Problem description: Quote every line below exactly and skip any picture.

Information supplied:
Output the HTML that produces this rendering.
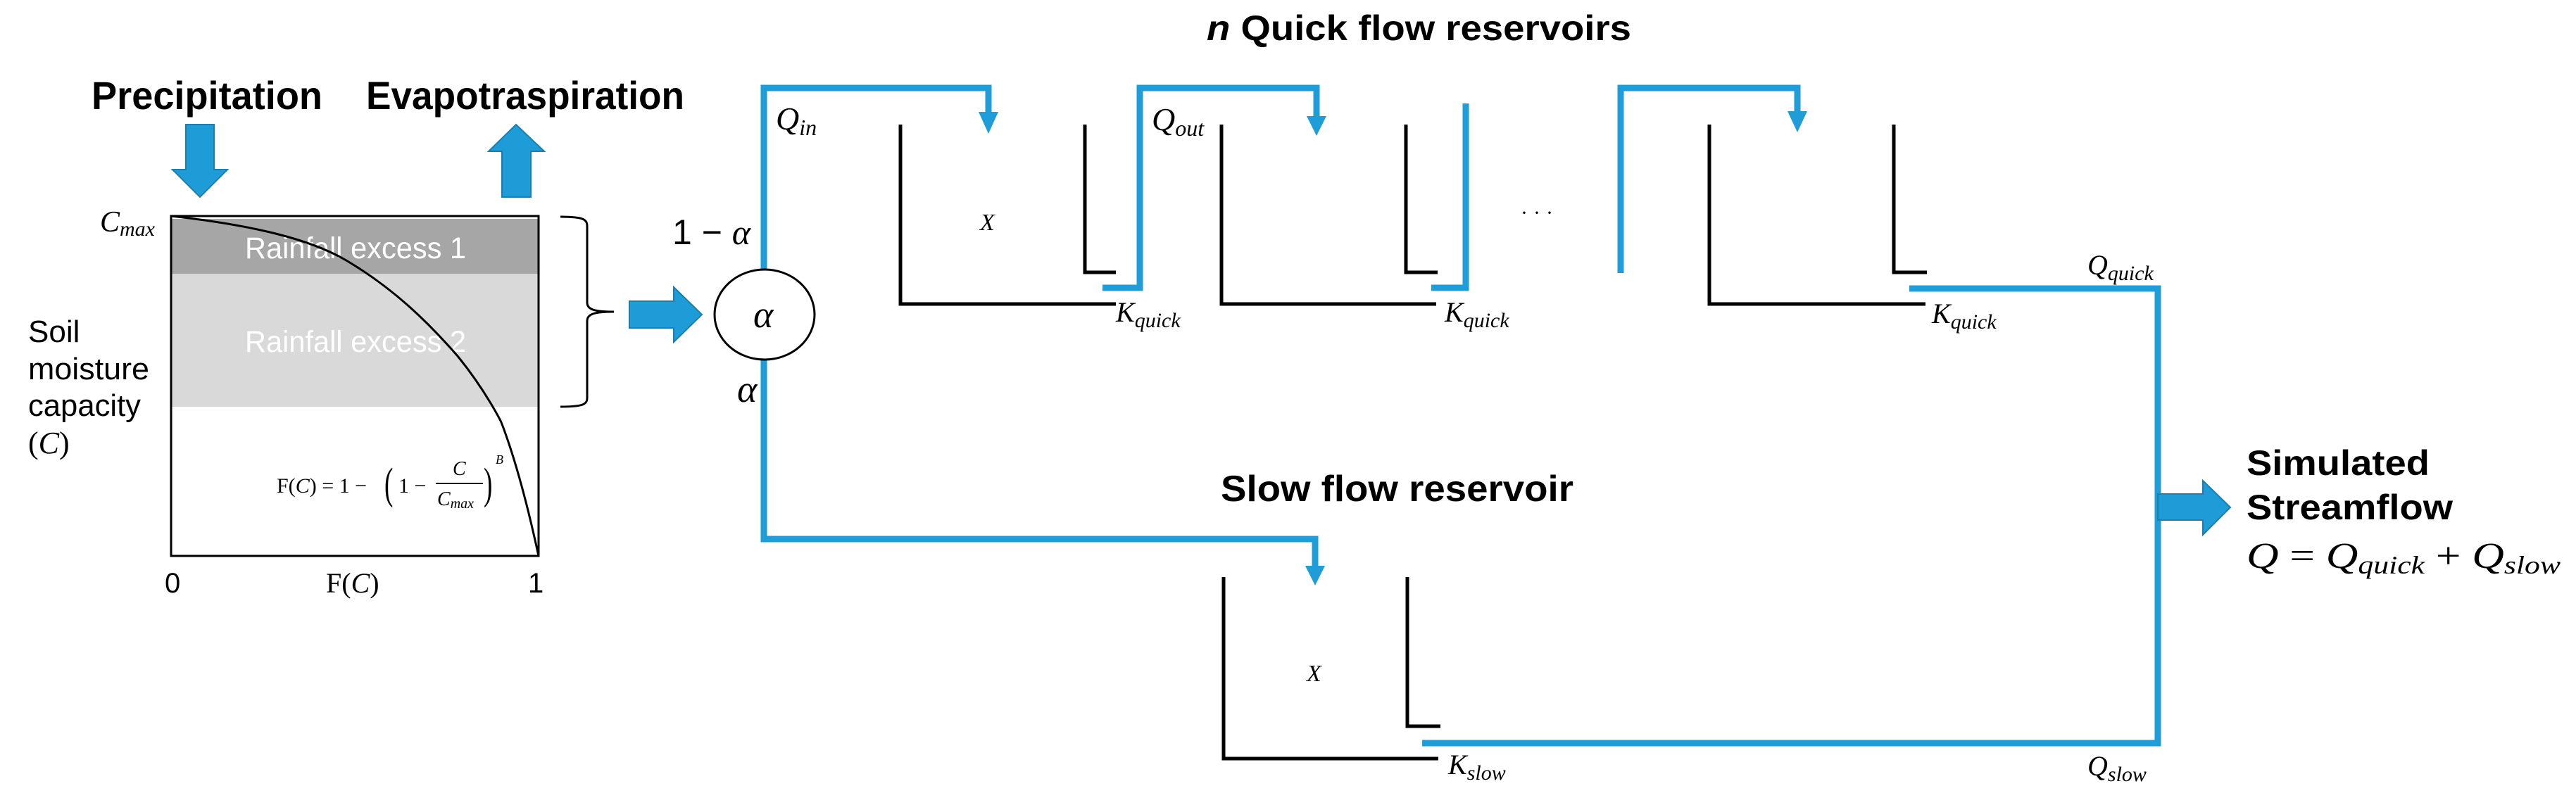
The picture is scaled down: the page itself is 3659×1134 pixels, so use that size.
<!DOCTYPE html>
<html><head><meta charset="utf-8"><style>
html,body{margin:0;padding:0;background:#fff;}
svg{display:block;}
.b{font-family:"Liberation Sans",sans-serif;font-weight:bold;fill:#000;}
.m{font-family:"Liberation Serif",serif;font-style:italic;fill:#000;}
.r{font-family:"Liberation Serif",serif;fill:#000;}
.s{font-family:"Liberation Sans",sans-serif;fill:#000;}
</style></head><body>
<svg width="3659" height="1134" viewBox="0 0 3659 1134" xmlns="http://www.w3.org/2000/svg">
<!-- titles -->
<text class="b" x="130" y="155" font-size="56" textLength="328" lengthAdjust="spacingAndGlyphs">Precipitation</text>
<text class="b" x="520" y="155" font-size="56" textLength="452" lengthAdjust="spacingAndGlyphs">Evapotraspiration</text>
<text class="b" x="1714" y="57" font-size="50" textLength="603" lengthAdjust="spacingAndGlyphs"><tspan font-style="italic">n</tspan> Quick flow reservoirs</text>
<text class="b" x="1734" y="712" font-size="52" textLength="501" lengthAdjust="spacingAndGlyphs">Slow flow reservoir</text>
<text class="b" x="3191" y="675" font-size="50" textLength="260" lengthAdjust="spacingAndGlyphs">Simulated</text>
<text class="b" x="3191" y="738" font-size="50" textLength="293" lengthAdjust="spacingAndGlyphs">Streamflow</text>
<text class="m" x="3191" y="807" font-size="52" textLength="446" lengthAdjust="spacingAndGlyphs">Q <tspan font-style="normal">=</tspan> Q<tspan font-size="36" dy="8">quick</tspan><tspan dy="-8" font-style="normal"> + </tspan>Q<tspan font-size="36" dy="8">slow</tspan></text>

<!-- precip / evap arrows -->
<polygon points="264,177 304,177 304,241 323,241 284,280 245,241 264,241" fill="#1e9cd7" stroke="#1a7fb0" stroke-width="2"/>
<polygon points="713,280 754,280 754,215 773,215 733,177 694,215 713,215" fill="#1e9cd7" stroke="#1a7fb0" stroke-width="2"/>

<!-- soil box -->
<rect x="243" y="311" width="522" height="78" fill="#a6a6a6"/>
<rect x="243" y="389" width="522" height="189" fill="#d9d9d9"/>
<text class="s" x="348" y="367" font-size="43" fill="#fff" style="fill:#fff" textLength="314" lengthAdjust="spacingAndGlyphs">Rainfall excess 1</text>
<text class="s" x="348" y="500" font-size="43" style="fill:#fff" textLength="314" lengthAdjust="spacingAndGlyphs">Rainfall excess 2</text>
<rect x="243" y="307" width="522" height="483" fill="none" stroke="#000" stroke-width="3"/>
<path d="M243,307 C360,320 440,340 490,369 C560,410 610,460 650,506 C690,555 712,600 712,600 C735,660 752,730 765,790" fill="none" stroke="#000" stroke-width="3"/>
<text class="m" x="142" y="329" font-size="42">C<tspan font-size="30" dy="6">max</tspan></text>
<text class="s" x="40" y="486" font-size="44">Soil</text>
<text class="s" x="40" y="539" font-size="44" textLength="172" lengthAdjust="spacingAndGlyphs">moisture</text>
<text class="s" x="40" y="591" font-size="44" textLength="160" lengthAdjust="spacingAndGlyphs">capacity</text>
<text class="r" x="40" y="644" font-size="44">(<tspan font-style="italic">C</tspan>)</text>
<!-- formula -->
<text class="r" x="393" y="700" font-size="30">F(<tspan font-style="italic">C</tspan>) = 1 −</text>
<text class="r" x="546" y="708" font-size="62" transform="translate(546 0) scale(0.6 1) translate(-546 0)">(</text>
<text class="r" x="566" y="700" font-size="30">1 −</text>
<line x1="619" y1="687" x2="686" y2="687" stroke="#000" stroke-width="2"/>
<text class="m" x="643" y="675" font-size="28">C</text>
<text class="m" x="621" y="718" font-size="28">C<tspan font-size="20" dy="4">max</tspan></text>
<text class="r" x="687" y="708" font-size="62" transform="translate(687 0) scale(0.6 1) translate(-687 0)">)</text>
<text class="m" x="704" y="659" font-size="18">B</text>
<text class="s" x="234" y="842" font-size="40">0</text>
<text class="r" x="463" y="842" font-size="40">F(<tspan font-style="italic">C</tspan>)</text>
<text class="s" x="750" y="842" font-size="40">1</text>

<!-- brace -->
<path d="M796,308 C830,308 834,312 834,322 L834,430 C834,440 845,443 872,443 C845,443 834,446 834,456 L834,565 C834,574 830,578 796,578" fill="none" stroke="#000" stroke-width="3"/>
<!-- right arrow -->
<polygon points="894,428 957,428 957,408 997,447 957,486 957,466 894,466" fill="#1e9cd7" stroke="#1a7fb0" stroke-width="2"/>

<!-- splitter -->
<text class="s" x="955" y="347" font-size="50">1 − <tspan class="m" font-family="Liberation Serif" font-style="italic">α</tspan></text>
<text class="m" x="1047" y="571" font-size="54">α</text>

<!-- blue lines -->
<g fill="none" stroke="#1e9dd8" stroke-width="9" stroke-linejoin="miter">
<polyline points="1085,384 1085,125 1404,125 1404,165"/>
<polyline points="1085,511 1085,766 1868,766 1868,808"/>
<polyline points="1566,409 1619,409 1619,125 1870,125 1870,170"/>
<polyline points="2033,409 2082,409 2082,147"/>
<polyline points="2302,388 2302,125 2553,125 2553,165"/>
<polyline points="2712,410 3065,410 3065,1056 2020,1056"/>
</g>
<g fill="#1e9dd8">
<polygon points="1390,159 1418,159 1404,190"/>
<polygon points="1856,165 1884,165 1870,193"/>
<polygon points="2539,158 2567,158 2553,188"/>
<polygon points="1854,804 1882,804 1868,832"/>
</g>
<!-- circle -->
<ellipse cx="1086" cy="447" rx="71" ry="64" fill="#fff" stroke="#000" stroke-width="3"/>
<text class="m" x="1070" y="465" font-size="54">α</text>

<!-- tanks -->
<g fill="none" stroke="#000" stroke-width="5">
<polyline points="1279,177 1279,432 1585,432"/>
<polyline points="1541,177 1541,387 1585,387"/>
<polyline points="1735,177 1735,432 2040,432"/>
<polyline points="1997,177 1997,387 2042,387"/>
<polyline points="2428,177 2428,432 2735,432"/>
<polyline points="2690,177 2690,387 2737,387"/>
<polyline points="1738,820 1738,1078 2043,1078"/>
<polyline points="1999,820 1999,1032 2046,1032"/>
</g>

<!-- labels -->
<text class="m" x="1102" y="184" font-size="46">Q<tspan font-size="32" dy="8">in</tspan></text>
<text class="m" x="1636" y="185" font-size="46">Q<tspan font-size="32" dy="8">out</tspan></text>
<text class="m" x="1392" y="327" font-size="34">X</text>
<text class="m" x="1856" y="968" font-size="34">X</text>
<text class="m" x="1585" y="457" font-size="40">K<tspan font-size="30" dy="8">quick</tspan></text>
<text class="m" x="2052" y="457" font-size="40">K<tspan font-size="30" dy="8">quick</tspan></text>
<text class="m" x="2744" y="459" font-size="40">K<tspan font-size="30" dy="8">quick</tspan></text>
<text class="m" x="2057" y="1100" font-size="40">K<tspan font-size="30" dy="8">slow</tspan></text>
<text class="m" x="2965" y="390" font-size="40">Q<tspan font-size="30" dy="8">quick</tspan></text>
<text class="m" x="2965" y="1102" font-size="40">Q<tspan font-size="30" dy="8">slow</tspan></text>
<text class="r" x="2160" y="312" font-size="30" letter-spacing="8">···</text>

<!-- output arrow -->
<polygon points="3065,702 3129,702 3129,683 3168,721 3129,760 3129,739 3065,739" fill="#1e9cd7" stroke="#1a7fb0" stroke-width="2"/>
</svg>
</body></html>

Response below:
Output the HTML that produces this rendering.
The picture is scaled down: the page itself is 3659×1134 pixels, so use that size.
<!DOCTYPE html>
<html><head><meta charset="utf-8"><style>
html,body{margin:0;padding:0;background:#fff;}
svg{display:block;}
.b{font-family:"Liberation Sans",sans-serif;font-weight:bold;fill:#000;}
.m{font-family:"Liberation Serif",serif;font-style:italic;fill:#000;}
.r{font-family:"Liberation Serif",serif;fill:#000;}
.s{font-family:"Liberation Sans",sans-serif;fill:#000;}
</style></head><body>
<svg width="3659" height="1134" viewBox="0 0 3659 1134" xmlns="http://www.w3.org/2000/svg">
<!-- titles -->
<text class="b" x="130" y="155" font-size="56" textLength="328" lengthAdjust="spacingAndGlyphs">Precipitation</text>
<text class="b" x="520" y="155" font-size="56" textLength="452" lengthAdjust="spacingAndGlyphs">Evapotraspiration</text>
<text class="b" x="1714" y="57" font-size="50" textLength="603" lengthAdjust="spacingAndGlyphs"><tspan font-style="italic">n</tspan> Quick flow reservoirs</text>
<text class="b" x="1734" y="712" font-size="52" textLength="501" lengthAdjust="spacingAndGlyphs">Slow flow reservoir</text>
<text class="b" x="3191" y="675" font-size="50" textLength="260" lengthAdjust="spacingAndGlyphs">Simulated</text>
<text class="b" x="3191" y="738" font-size="50" textLength="293" lengthAdjust="spacingAndGlyphs">Streamflow</text>
<text class="m" x="3191" y="807" font-size="52" textLength="446" lengthAdjust="spacingAndGlyphs">Q <tspan font-style="normal">=</tspan> Q<tspan font-size="36" dy="8">quick</tspan><tspan dy="-8" font-style="normal"> + </tspan>Q<tspan font-size="36" dy="8">slow</tspan></text>

<!-- precip / evap arrows -->
<polygon points="264,177 304,177 304,241 323,241 284,280 245,241 264,241" fill="#1e9cd7" stroke="#1a7fb0" stroke-width="2"/>
<polygon points="713,280 754,280 754,215 773,215 733,177 694,215 713,215" fill="#1e9cd7" stroke="#1a7fb0" stroke-width="2"/>

<!-- soil box -->
<rect x="243" y="311" width="522" height="78" fill="#a6a6a6"/>
<rect x="243" y="389" width="522" height="189" fill="#d9d9d9"/>
<text class="s" x="348" y="367" font-size="43" fill="#fff" style="fill:#fff" textLength="314" lengthAdjust="spacingAndGlyphs">Rainfall excess 1</text>
<text class="s" x="348" y="500" font-size="43" style="fill:#fff" textLength="314" lengthAdjust="spacingAndGlyphs">Rainfall excess 2</text>
<rect x="243" y="307" width="522" height="483" fill="none" stroke="#000" stroke-width="3"/>
<path d="M243,307 C360,320 440,340 490,369 C560,410 610,460 650,506 C690,555 712,600 712,600 C735,660 752,730 765,790" fill="none" stroke="#000" stroke-width="3"/>
<text class="m" x="142" y="329" font-size="42">C<tspan font-size="30" dy="6">max</tspan></text>
<text class="s" x="40" y="486" font-size="44">Soil</text>
<text class="s" x="40" y="539" font-size="44" textLength="172" lengthAdjust="spacingAndGlyphs">moisture</text>
<text class="s" x="40" y="591" font-size="44" textLength="160" lengthAdjust="spacingAndGlyphs">capacity</text>
<text class="r" x="40" y="644" font-size="44">(<tspan font-style="italic">C</tspan>)</text>
<!-- formula -->
<text class="r" x="393" y="700" font-size="30">F(<tspan font-style="italic">C</tspan>) = 1 −</text>
<text class="r" x="546" y="708" font-size="62" transform="translate(546 0) scale(0.6 1) translate(-546 0)">(</text>
<text class="r" x="566" y="700" font-size="30">1 −</text>
<line x1="619" y1="687" x2="686" y2="687" stroke="#000" stroke-width="2"/>
<text class="m" x="643" y="675" font-size="28">C</text>
<text class="m" x="621" y="718" font-size="28">C<tspan font-size="20" dy="4">max</tspan></text>
<text class="r" x="687" y="708" font-size="62" transform="translate(687 0) scale(0.6 1) translate(-687 0)">)</text>
<text class="m" x="704" y="659" font-size="18">B</text>
<text class="s" x="234" y="842" font-size="40">0</text>
<text class="r" x="463" y="842" font-size="40">F(<tspan font-style="italic">C</tspan>)</text>
<text class="s" x="750" y="842" font-size="40">1</text>

<!-- brace -->
<path d="M796,308 C830,308 834,312 834,322 L834,430 C834,440 845,443 872,443 C845,443 834,446 834,456 L834,565 C834,574 830,578 796,578" fill="none" stroke="#000" stroke-width="3"/>
<!-- right arrow -->
<polygon points="894,428 957,428 957,408 997,447 957,486 957,466 894,466" fill="#1e9cd7" stroke="#1a7fb0" stroke-width="2"/>

<!-- splitter -->
<text class="s" x="955" y="347" font-size="50">1 − <tspan class="m" font-family="Liberation Serif" font-style="italic">α</tspan></text>
<text class="m" x="1047" y="571" font-size="54">α</text>

<!-- blue lines -->
<g fill="none" stroke="#1e9dd8" stroke-width="9" stroke-linejoin="miter">
<polyline points="1085,384 1085,125 1404,125 1404,165"/>
<polyline points="1085,511 1085,766 1868,766 1868,808"/>
<polyline points="1566,409 1619,409 1619,125 1870,125 1870,170"/>
<polyline points="2033,409 2082,409 2082,147"/>
<polyline points="2302,388 2302,125 2553,125 2553,165"/>
<polyline points="2712,410 3065,410 3065,1056 2020,1056"/>
</g>
<g fill="#1e9dd8">
<polygon points="1390,159 1418,159 1404,190"/>
<polygon points="1856,165 1884,165 1870,193"/>
<polygon points="2539,158 2567,158 2553,188"/>
<polygon points="1854,804 1882,804 1868,832"/>
</g>
<!-- circle -->
<ellipse cx="1086" cy="447" rx="71" ry="64" fill="#fff" stroke="#000" stroke-width="3"/>
<text class="m" x="1070" y="465" font-size="54">α</text>

<!-- tanks -->
<g fill="none" stroke="#000" stroke-width="5">
<polyline points="1279,177 1279,432 1585,432"/>
<polyline points="1541,177 1541,387 1585,387"/>
<polyline points="1735,177 1735,432 2040,432"/>
<polyline points="1997,177 1997,387 2042,387"/>
<polyline points="2428,177 2428,432 2735,432"/>
<polyline points="2690,177 2690,387 2737,387"/>
<polyline points="1738,820 1738,1078 2043,1078"/>
<polyline points="1999,820 1999,1032 2046,1032"/>
</g>

<!-- labels -->
<text class="m" x="1102" y="184" font-size="46">Q<tspan font-size="32" dy="8">in</tspan></text>
<text class="m" x="1636" y="185" font-size="46">Q<tspan font-size="32" dy="8">out</tspan></text>
<text class="m" x="1392" y="327" font-size="34">X</text>
<text class="m" x="1856" y="968" font-size="34">X</text>
<text class="m" x="1585" y="457" font-size="40">K<tspan font-size="30" dy="8">quick</tspan></text>
<text class="m" x="2052" y="457" font-size="40">K<tspan font-size="30" dy="8">quick</tspan></text>
<text class="m" x="2744" y="459" font-size="40">K<tspan font-size="30" dy="8">quick</tspan></text>
<text class="m" x="2057" y="1100" font-size="40">K<tspan font-size="30" dy="8">slow</tspan></text>
<text class="m" x="2965" y="390" font-size="40">Q<tspan font-size="30" dy="8">quick</tspan></text>
<text class="m" x="2965" y="1102" font-size="40">Q<tspan font-size="30" dy="8">slow</tspan></text>
<text class="r" x="2160" y="312" font-size="30" letter-spacing="8">···</text>

<!-- output arrow -->
<polygon points="3065,702 3129,702 3129,683 3168,721 3129,760 3129,739 3065,739" fill="#1e9cd7" stroke="#1a7fb0" stroke-width="2"/>
</svg>
</body></html>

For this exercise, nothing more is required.